Craig Carter

Craig Carter, right, a former University of Arizona track and field coach, arrives at the Pima County Superior Court with attorney Dan Cooper on Wednesday.

A former UA track and field coach convicted last month of assaulting a student-athlete is asking for a new trial, citing prosecutorial misconduct and legal errors by the judge.

Craig Carter’s attorney filed the 15-page motion Monday, outlining 11 ways that the coach was deprived of a fair trial. Carter was convicted March 30 of two counts of aggravated assault in connection with a 2015 incident in his office. He choked University of Arizona thrower Baillie Gibson while threatening her with a box cutter; the two were involved in a sexual relationship.

Attorney Dan Cooper wrote that the misconduct began in opening statements and continued throughout the three-day trial.

Cooper cited six incidents of misconduct by prosecutors:

  • Gibson testified that when she told campus police she was intimate with Carter in May 2012, she wasn’t referring to sex. Defense attorneys requested a mistrial, saying prosecutors knew she was going to change her story. Cooper said prosecutors knew there was a strategy to deal with Gibson’s “prior contradictory statements” but deliberately didn’t ask what the strategy was. The motion for a mistrial was denied. Cooper said the prosecution’s deliberate avoidance of learning the strategy was a violation of due process.
  • In closing arguments, prosecutors urged jurors to send a message to potential perpetrators. The defense objected to the statement, and the judge told the jury the call to action was not to be considered. However, Cooper said the message “had been clearly made to the jury.”
  • The prosecution said in closing arguments that Gibson was misquoted by a reporter from ABC’s “20/20.” Gibson never said she was misquoted, Cooper said, and the prosecution intentionally misstated evidence by suggesting that she had.
  • Judge Teresa Godoy ruled before the trial that no evidence of Carter blackmailing Gibson into a sexual relationship would be allowed. But in closing arguments, the prosecutor said Carter had confessed to UAPD that he had blackmailed Gibson into sex, Cooper said.
  • Prosecutors said that Carter took advantage of a “vulnerable person,” a statement that Godoy had previously ruled inadmissible during Gibson’s testimony, Cooper said.
  • Prosecutors told the jury that intent was “the opposite of an accident,” which was misstating the law, Cooper said.

Cooper also cited four incidents in which he said Godoy made incorrect legal decisions. Two stand out: Before the trial, Godoy ruled that any evidence of Gibson’s “love” for Carter was inadmissible, saying that their relationship was not the issue. During trial, however, prosecutors discussed the relationship and said Carter was blackmailing Gibson. Carter was not able to defend himself against those claims, Cooper said, since text messages showing Gibson’s “affection” for Carter were disallowed.
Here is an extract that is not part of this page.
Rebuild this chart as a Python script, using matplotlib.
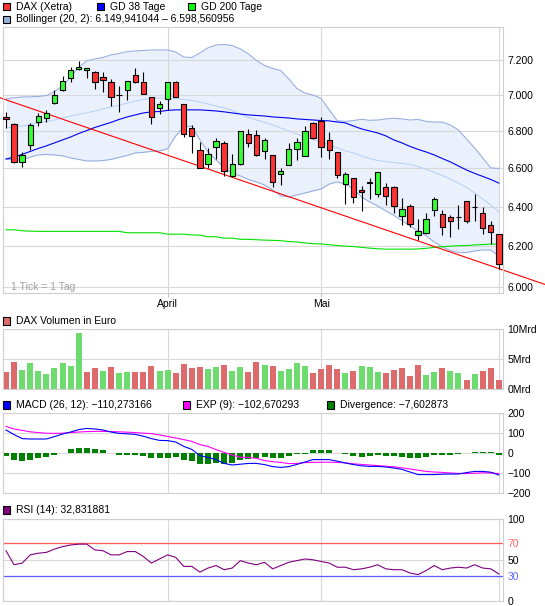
import numpy as np
import matplotlib
matplotlib.use('Agg')
import matplotlib.pyplot as plt
from matplotlib.patches import Rectangle
from matplotlib.ticker import FixedLocator, FixedFormatter, NullLocator, NullFormatter

plt.rcParams['font.family'] = ['Liberation Sans', 'DejaVu Sans']

# ---------------- data ----------------
opens = [6876, 6838, 6636, 6723, 6850, 6870, 6958, 7029, 7099, 7150,
         7144, 7133, 7103, 7071, 6998, 7026, 7112, 7071, 6987, 6927,
         6976, 7071, 6947, 6815, 6696, 6625, 6712, 6733, 6557, 6625,
         6782, 6777, 6690, 6669, 6568, 6620, 6701, 6663, 6842, 6857,
         6750, 6685, 6517, 6548, 6485, 6530, 6466, 6499, 6504, 6352,
         6404, 6254, 6268, 6383, 6362, 6346, 6346, 6429, 6398, 6368,
         6306, 6259]
highs = [6907, 6842, 6687, 6843, 6897, 6916, 7029, 7107, 7160, 7196,
         7155, 7139, 7128, 7088, 7052, 7081, 7155, 7128, 6987, 6964,
         7071, 7081, 6947, 6832, 6741, 6706, 6760, 6744, 6674, 6798,
         6809, 6805, 6764, 6669, 6604, 6734, 6760, 6827, 6850, 6876,
         6793, 6685, 6578, 6548, 6506, 6551, 6578, 6520, 6509, 6444,
         6414, 6336, 6366, 6450, 6383, 6356, 6409, 6429, 6465, 6397,
         6327, 6259]
lows = [6816, 6628, 6607, 6697, 6829, 6848, 6947, 7025, 7074, 7141,
        7099, 7033, 7015, 6940, 6907, 6973, 7070, 7004, 6841, 6896,
        6916, 6987, 6769, 6683, 6602, 6602, 6647, 6559, 6552, 6615,
        6712, 6663, 6650, 6499, 6510, 6620, 6642, 6663, 6755, 6661,
        6647, 6548, 6414, 6419, 6378, 6439, 6450, 6409, 6368, 6306,
        6296, 6232, 6263, 6352, 6254, 6244, 6284, 6316, 6327, 6259,
        6209, 6089]
closes = [6865, 6631, 6669, 6833, 6884, 6901, 7000, 7081, 7144, 7161,
          7155, 7071, 7087, 6987, 6998, 7081, 7076, 7004, 6876, 6950,
          7071, 6987, 6782, 6775, 6602, 6674, 6744, 6583, 6625, 6798,
          6733, 6670, 6750, 6527, 6588, 6704, 6739, 6798, 6760, 6712,
          6696, 6563, 6568, 6450, 6475, 6520, 6578, 6455, 6404, 6388,
          6312, 6274, 6336, 6439, 6294, 6325, 6346, 6327, 6398, 6289,
          6270, 6112]
volume_mrd = [2.85, 4.5, 3.2, 4.35, 3.0, 2.5, 3.5, 4.35, 3.85, 9.4,
              2.85, 3.5, 3.0, 3.7, 2.7, 2.85, 2.85, 2.85, 3.85, 3.0,
              3.2, 2.7, 4.2, 3.5, 3.7, 3.35, 3.7, 4.0, 3.0, 3.7,
              2.85, 4.5, 4.0, 3.85, 3.0, 3.35, 4.35, 3.85, 2.7, 3.35,
              4.0, 3.35, 2.7, 3.0, 3.85, 3.7, 2.85, 2.7, 3.2, 3.5,
              2.2, 4.0, 2.35, 2.85, 3.5, 3.0, 2.7, 1.5, 2.5, 3.0,
              3.5, 1.5]
boll_upper = [6978, 6985, 6989, 6990, 6992, 6997, 7019, 7051, 7102, 7159,
              7194, 7206, 7214, 7229, 7238, 7248, 7252, 7255, 7258, 7258,
              7258, 7246, 7217, 7214, 7241, 7270, 7287, 7290, 7284, 7264,
              7235, 7197, 7168, 7151, 7139, 7091, 7037, 7011, 7000, 6981,
              6917, 6857, 6853, 6858, 6865, 6859, 6861, 6867, 6871, 6867,
              6861, 6864, 6853, 6850, 6849, 6834, 6806, 6757, 6709, 6655,
              6602, 6599]
boll_mid = [6817, 6823, 6828, 6837, 6845, 6853, 6861, 6872, 6883, 6892,
            6900, 6911, 6922, 6933, 6944, 6955, 6966, 6975, 6980, 6983,
            6983, 6980, 6975, 6969, 6961, 6950, 6939, 6928, 6914, 6894,
            6875, 6861, 6848, 6834, 6817, 6801, 6784, 6768, 6755, 6741,
            6725, 6709, 6693, 6682, 6666, 6652, 6641, 6636, 6631, 6626,
            6620, 6610, 6594, 6578, 6562, 6543, 6522, 6499, 6470, 6439,
            6408, 6374]
boll_lower = [6649, 6644, 6644, 6660, 6671, 6674, 6671, 6666, 6655, 6647,
              6639, 6639, 6641, 6647, 6658, 6668, 6682, 6685, 6690, 6693,
              6704, 6773, 6823, 6828, 6752, 6687, 6644, 6602, 6573, 6560,
              6541, 6528, 6512, 6486, 6455, 6450, 6460, 6470, 6481, 6491,
              6517, 6528, 6517, 6491, 6450, 6424, 6403, 6378, 6355, 6329,
              6301, 6276, 6251, 6221, 6196, 6178, 6168, 6168, 6176, 6181,
              6181, 6150]
gd38 = [6649, 6660, 6674, 6690, 6706, 6720, 6736, 6752, 6768, 6787,
        6803, 6820, 6834, 6848, 6864, 6878, 6889, 6900, 6906, 6908,
        6914, 6917, 6917, 6917, 6917, 6914, 6911, 6906, 6900, 6894,
        6889, 6886, 6883, 6878, 6875, 6872, 6867, 6864, 6861, 6858,
        6856, 6850, 6845, 6828, 6812, 6801, 6790, 6774, 6752, 6736,
        6717, 6701, 6687, 6671, 6652, 6634, 6612, 6591, 6573, 6557,
        6541, 6522]
gd200 = [6282, 6282, 6277, 6275, 6274, 6274, 6274, 6274, 6274, 6274,
         6274, 6274, 6274, 6274, 6274, 6267, 6267, 6267, 6267, 6267,
         6260, 6260, 6260, 6256, 6255, 6247, 6247, 6240, 6240, 6234,
         6234, 6232, 6230, 6229, 6227, 6223, 6221, 6216, 6212, 6211,
         6207, 6203, 6200, 6198, 6194, 6190, 6187, 6185, 6185, 6185,
         6185, 6186, 6189, 6194, 6197, 6200, 6202, 6203, 6206, 6208,
         6210, 6211]
trend_idx = [0, 61]
trend_val = [6973, 6089]
macd = [115, 92, 72, 70, 70, 70, 82, 95, 105, 117,
        123, 120, 115, 105, 98, 96, 93, 84, 72, 63,
        62, 55, 33, 18, -13, -22, -33, -52, -60, -56,
        -52, -52, -58, -68, -72, -68, -57, -45, -33, -33,
        -33, -41, -50, -58, -64, -67, -67, -70, -75, -82,
        -95, -108, -108, -108, -106, -105, -105, -98, -92, -92,
        -96, -110.27]
macd_exp = [133, 120, 113, 106, 102, 99, 98, 99, 102, 105,
            107, 108, 108, 107, 106, 104, 102, 99, 97, 90,
            83, 75, 67, 58, 42, 33, 17, 3, -10, -21,
            -22, -27, -38, -43, -47, -53, -52, -48, -47, -46,
            -46, -47, -49, -54, -57, -60, -63, -66, -69, -74,
            -80, -86, -92, -95, -97, -100, -102, -103, -101, -99,
            -100, -102.67]
macd_div = [-17, -35, -40, -35, -25, -20, -10, 0, 18, 23,
            23, 18, 13, 0, -10, -10, -10, -15, -25, -25,
            -25, -20, -35, -40, -55, -55, -50, -55, -50, -35,
            -30, -25, -20, -25, -25, -15, -5, -3, 13, 13,
            13, 0, -5, -15, -20, -15, -10, -15, -15, -20,
            -25, -25, -20, -10, -10, -10, -5, 0, 5, 5,
            5, -7.6]
rsi = [61, 44, 46, 56, 58, 59, 63, 66, 68, 69,
       69, 62, 61, 56, 56, 60, 60, 54, 46, 51,
       56, 53, 42, 42, 35, 40, 43, 38, 40, 49,
       46, 44, 47, 39, 43, 47, 49, 51, 50, 48,
       46, 41, 41, 38, 39, 41, 44, 39, 38, 38,
       34, 32, 37, 43, 38, 40, 41, 40, 44, 40,
       39, 32.8]
month_idx = [20, 39]
month_labels = ['April', 'Mai']
price_ticks = [6000, 6200, 6400, 6600, 6800, 7000, 7200]
price_labels = ['6.000', '6.200', '6.400', '6.600', '6.800', '7.000', '7.200']
vol_ticks = [0, 5, 10]
vol_labels = ['0Mrd', '5Mrd', '10Mrd']
macd_ticks = [-200, -100, 0, 100, 200]
macd_labels = ['\u2212200', '\u2212100', '0', '100', '200']
rsi_ticks = [0, 30, 50, 70, 100]
rsi_labels = ['0', '30', '50', '70', '100']

# ---------------- styling ----------------
W, H = 545, 606
FS = 7.5
GRID = '#d8d8d8'
RED = '#ff3333'
GREEN = '#33ff33'

fig = plt.figure(figsize=(W / 100, H / 100), dpi=100)


def px_axes(l, t, r, b):
    return fig.add_axes([l / W, 1 - b / H, (r - l) / W, (b - t) / H])


def style(ax, yt, yl):
    for s in ax.spines.values():
        s.set_color('#cfcfcf')
        s.set_linewidth(0.8)
    ax.set_axisbelow(True)
    ax.yaxis.tick_right()
    ax.yaxis.set_major_locator(FixedLocator(yt))
    ax.yaxis.set_major_formatter(FixedFormatter(yl))
    ax.yaxis.set_minor_locator(NullLocator())
    ax.yaxis.set_minor_formatter(NullFormatter())
    ax.tick_params(axis='y', length=0, pad=3, labelsize=FS)
    ax.grid(True, color=GRID, linewidth=0.8)
    ax.set_xlim(-0.37, 61.51)
    ax.set_xticks(month_idx)
    ax.axvline(len(closes) - 1, color=GRID, linewidth=0.8, zorder=0.5)


n = len(closes)
x = np.arange(n)
o = np.array(opens, float)
c = np.array(closes, float)
h = np.array(highs, float)
lo = np.array(lows, float)

# ---- main price panel ----
ax = px_axes(3, 27, 503, 293)
ax.set_yscale('log')
ax.set_ylim(5971, 7393)
style(ax, price_ticks, price_labels)
ax.set_xticklabels(month_labels)
ax.tick_params(axis='x', length=3, color='#c0c0c0', pad=1, labelsize=FS)

ax.fill_between(x, boll_lower, boll_upper, color='#eaf1fc', zorder=0.3, linewidth=0)
ax.plot(x, boll_upper, color='#98b0e0', lw=0.8, zorder=2)
ax.plot(x, boll_lower, color='#98b0e0', lw=0.8, zorder=2)
ax.plot(x, boll_mid, color='#bcd2f7', lw=0.8, zorder=2)
ax.plot(x, gd38, color='#0000ee', lw=0.8, zorder=2.1)
ax.plot(x, gd200, color='#00e000', lw=0.8, zorder=2.1)

# trend line, extended across the whole figure width
dpp = (61.51 + 0.37) / 500.0
tx = np.array([-0.37 - 3 * dpp, 61.51 + 42 * dpp])
k = (np.log(trend_val[1]) - np.log(trend_val[0])) / (trend_idx[1] - trend_idx[0])
ty = trend_val[0] * np.exp(k * (tx - trend_idx[0]))
ax.plot(tx, ty, color='#ff0000', lw=0.8, zorder=2.2, clip_on=False)

ax.vlines(x, lo, h, color='black', lw=0.8, zorder=3)
body_col = np.where(c > o, GREEN, np.where(c < o, RED, 'black'))
ax.bar(x, np.abs(c - o), bottom=np.minimum(o, c), width=0.66,
       color=body_col, edgecolor='black', linewidth=0.8, zorder=4)

ax.text(8 / 500, 6 / 266, '1 Tick = 1 Tag', transform=ax.transAxes,
        color='#a0a0a0', fontsize=FS, ha='left', va='center')

# ---- volume panel ----
axv = px_axes(3, 329, 503, 389)
axv.set_ylim(0, 10)
style(axv, vol_ticks, vol_labels)
axv.tick_params(axis='x', length=0, labelbottom=False)
axv.yaxis.grid(True, color=GRID, linewidth=0.8)
prev = np.concatenate([[c[0] + 1], c[:-1]])
vcol = np.where(c > prev, '#6ddb6d', '#dd6b6b')
axv.bar(x, volume_mrd, width=0.74, color=vcol, zorder=2)

# ---- MACD panel ----
axm = px_axes(3, 413, 503, 493)
axm.set_ylim(-200, 200)
style(axm, macd_ticks, macd_labels)
axm.tick_params(axis='x', length=0, labelbottom=False)
axm.bar(x, macd_div, width=0.74, color='#008000', zorder=2)
axm.plot(x, macd_exp, color='#ff00ff', lw=0.8, zorder=3)
axm.plot(x, macd, color='#0000ff', lw=0.8, zorder=3)

# ---- RSI panel ----
axr = px_axes(3, 518.6, 503, 601)
axr.set_ylim(0, 100)
style(axr, rsi_ticks, rsi_labels)
axr.tick_params(axis='x', length=0, labelbottom=False)
axr.axhline(70, color='#ff5c5c', lw=0.9, zorder=1)
axr.axhline(30, color='#5c5cff', lw=0.9, zorder=1)
for lab in axr.get_yticklabels():
    if lab.get_text() == '70':
        lab.set_color('#ff6666')
    elif lab.get_text() == '30':
        lab.set_color('#6666ff')
axr.plot(x, rsi, color='#800080', lw=0.8, zorder=3)


# ---- legends ----
def legend_item(xp, yc, color, text):
    fig.add_artist(Rectangle((xp / W, 1 - (yc + 3.6) / H), 7.2 / W, 7.2 / H,
                             transform=fig.transFigure, facecolor=color,
                             edgecolor='black', linewidth=0.8))
    fig.text((xp + 13) / W, 1 - yc / H, text, fontsize=FS, ha='left', va='center')


legend_item(3, 6.5, RED, 'DAX (Xetra)')
legend_item(97, 6.5, '#0000ff', 'GD 38 Tage')
legend_item(188, 6.5, '#00ff00', 'GD 200 Tage')
legend_item(3, 19.3, '#98b0e0', 'Bollinger (20, 2): 6.149,941044 \u2013 6.598,560956')
legend_item(3, 321, '#dd6b6b', 'DAX Volumen in Euro')
legend_item(3, 405, '#0000ff', 'MACD (26, 12): \u2212110,273166')
legend_item(183, 405, '#ff00ff', 'EXP (9): \u2212102,670293')
legend_item(327, 405, '#008000', 'Divergence: \u22127,602873')
legend_item(3, 510, '#800080', 'RSI (14): 32,831881')

fig.savefig('out.png', dpi=100)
During a break in Gibson’s testimony, attorneys involved in a related civil lawsuit accused the athlete’s lawyer, Lynne Cadigan, of signaling her on how to answer questions. Carter’s attorneys requested a mistrial, which was denied.

“Cadigan’s behavior was inexcusable and the court should not take the risk that the signaling had no effect,” Cooper said.

Cadigan denied Cooper's claims, saying the allegations against her are a complete lie.

"Unfortunately for (Carter's attorneys,) their client confessed to everything on video, so it was an easy decision for the jury" Cadigan told the Star.

In the motion, Carter’s attorneys also included what they said is newly discovered evidence — an exit interview that Gibson filled out a month before the incident in Carter’s office. In the survey, “Gibson is effusive in her praise of the University, the athletic department, and in particular, the assistant track coaches including Craig Carter,” the motion said. Carter’s attorneys say the survey “puts her credibility fully in question,” according to the motion. Gibson gave the same score — 6 out of 6 — to 80 of the 81 questions asked of her. She mentions Carter by name just once, alongside the names of Arizona’s other assistant coaches.

A hearing to address the motion is scheduled for April 30. Carter, who was taken into custody after the verdict, is scheduled to be sentenced May 14.